#### Task requirements
Each line of the material must be repeated precisely, with the pictures left out.

#### Data segment
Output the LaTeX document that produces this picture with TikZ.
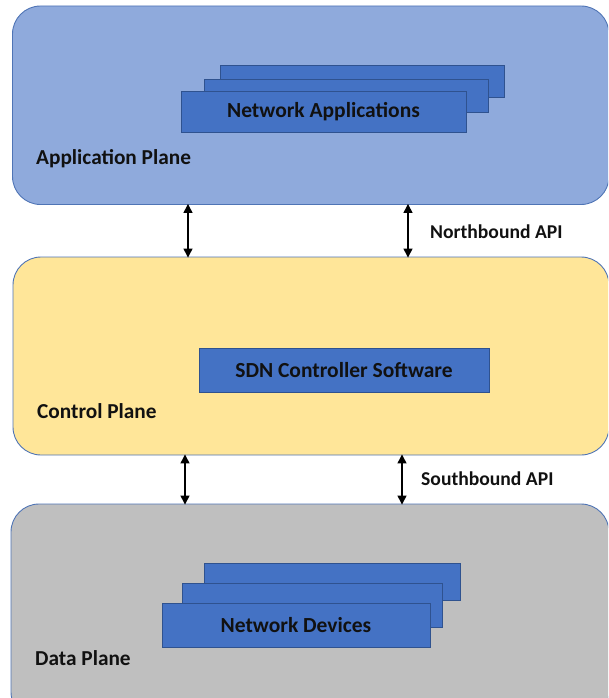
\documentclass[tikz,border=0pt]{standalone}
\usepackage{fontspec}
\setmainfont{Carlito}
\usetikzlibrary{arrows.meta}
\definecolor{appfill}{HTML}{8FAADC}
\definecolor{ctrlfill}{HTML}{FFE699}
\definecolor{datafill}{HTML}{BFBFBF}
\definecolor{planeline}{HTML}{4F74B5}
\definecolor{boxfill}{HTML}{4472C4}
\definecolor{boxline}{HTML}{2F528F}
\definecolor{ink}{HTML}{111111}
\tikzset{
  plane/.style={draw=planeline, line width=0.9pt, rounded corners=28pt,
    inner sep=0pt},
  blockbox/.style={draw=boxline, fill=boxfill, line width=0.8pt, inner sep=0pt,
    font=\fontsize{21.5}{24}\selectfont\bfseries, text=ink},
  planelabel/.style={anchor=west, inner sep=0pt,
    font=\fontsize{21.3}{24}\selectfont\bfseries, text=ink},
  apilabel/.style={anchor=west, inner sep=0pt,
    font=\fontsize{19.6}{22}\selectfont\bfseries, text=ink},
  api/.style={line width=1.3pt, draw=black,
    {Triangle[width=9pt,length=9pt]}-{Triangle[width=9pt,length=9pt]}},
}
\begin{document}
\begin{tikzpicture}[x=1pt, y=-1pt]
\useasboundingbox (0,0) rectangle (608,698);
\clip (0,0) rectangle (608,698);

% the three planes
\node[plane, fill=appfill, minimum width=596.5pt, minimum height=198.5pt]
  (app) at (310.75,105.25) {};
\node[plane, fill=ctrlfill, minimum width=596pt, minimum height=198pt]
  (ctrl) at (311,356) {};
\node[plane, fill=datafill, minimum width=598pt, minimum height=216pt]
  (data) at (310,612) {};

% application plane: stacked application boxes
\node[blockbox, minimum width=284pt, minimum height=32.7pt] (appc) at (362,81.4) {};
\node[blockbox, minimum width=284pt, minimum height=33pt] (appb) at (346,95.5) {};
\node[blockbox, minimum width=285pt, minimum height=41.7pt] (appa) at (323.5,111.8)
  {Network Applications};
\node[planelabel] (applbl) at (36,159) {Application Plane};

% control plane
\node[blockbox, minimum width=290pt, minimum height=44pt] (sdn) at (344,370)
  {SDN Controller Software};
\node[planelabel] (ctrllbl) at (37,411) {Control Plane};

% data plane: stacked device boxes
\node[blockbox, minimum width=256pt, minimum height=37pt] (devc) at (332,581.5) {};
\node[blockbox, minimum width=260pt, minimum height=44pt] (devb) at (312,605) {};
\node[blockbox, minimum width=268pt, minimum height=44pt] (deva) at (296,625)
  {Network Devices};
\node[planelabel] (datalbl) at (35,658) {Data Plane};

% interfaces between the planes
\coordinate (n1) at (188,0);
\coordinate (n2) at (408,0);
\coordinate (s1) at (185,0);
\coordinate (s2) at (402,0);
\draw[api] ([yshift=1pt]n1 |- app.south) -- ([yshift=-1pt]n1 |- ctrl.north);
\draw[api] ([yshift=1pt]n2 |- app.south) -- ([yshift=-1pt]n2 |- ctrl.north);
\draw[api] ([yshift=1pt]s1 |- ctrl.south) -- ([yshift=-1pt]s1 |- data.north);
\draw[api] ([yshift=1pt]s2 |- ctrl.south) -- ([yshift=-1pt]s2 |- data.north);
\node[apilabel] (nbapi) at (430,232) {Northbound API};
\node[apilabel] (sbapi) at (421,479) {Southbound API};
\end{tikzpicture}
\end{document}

#### Result of the exercise
Output the LaTeX document that produces this picture with TikZ.
\documentclass[tikz,border=0pt]{standalone}
\usepackage{fontspec}
\setmainfont{Carlito}
\usetikzlibrary{arrows.meta}
\definecolor{appfill}{HTML}{8FAADC}
\definecolor{ctrlfill}{HTML}{FFE699}
\definecolor{datafill}{HTML}{BFBFBF}
\definecolor{planeline}{HTML}{4F74B5}
\definecolor{boxfill}{HTML}{4472C4}
\definecolor{boxline}{HTML}{2F528F}
\definecolor{ink}{HTML}{111111}
\tikzset{
  plane/.style={draw=planeline, line width=0.9pt, rounded corners=28pt,
    inner sep=0pt},
  blockbox/.style={draw=boxline, fill=boxfill, line width=0.8pt, inner sep=0pt,
    font=\fontsize{21.5}{24}\selectfont\bfseries, text=ink},
  planelabel/.style={anchor=west, inner sep=0pt,
    font=\fontsize{21.3}{24}\selectfont\bfseries, text=ink},
  apilabel/.style={anchor=west, inner sep=0pt,
    font=\fontsize{19.6}{22}\selectfont\bfseries, text=ink},
  api/.style={line width=1.3pt, draw=black,
    {Triangle[width=9pt,length=9pt]}-{Triangle[width=9pt,length=9pt]}},
}
\begin{document}
\begin{tikzpicture}[x=1pt, y=-1pt]
\useasboundingbox (0,0) rectangle (608,698);
\clip (0,0) rectangle (608,698);

% the three planes
\node[plane, fill=appfill, minimum width=596.5pt, minimum height=198.5pt]
  (app) at (310.75,105.25) {};
\node[plane, fill=ctrlfill, minimum width=596pt, minimum height=198pt]
  (ctrl) at (311,356) {};
\node[plane, fill=datafill, minimum width=598pt, minimum height=216pt]
  (data) at (310,612) {};

% application plane: stacked application boxes
\node[blockbox, minimum width=284pt, minimum height=32.7pt] (appc) at (362,81.4) {};
\node[blockbox, minimum width=284pt, minimum height=33pt] (appb) at (346,95.5) {};
\node[blockbox, minimum width=285pt, minimum height=41.7pt] (appa) at (323.5,111.8)
  {Network Applications};
\node[planelabel] (applbl) at (36,159) {Application Plane};

% control plane
\node[blockbox, minimum width=290pt, minimum height=44pt] (sdn) at (344,370)
  {SDN Controller Software};
\node[planelabel] (ctrllbl) at (37,411) {Control Plane};

% data plane: stacked device boxes
\node[blockbox, minimum width=256pt, minimum height=37pt] (devc) at (332,581.5) {};
\node[blockbox, minimum width=260pt, minimum height=44pt] (devb) at (312,605) {};
\node[blockbox, minimum width=268pt, minimum height=44pt] (deva) at (296,625)
  {Network Devices};
\node[planelabel] (datalbl) at (35,658) {Data Plane};

% interfaces between the planes
\coordinate (n1) at (188,0);
\coordinate (n2) at (408,0);
\coordinate (s1) at (185,0);
\coordinate (s2) at (402,0);
\draw[api] ([yshift=1pt]n1 |- app.south) -- ([yshift=-1pt]n1 |- ctrl.north);
\draw[api] ([yshift=1pt]n2 |- app.south) -- ([yshift=-1pt]n2 |- ctrl.north);
\draw[api] ([yshift=1pt]s1 |- ctrl.south) -- ([yshift=-1pt]s1 |- data.north);
\draw[api] ([yshift=1pt]s2 |- ctrl.south) -- ([yshift=-1pt]s2 |- data.north);
\node[apilabel] (nbapi) at (430,232) {Northbound API};
\node[apilabel] (sbapi) at (421,479) {Southbound API};
\end{tikzpicture}
\end{document}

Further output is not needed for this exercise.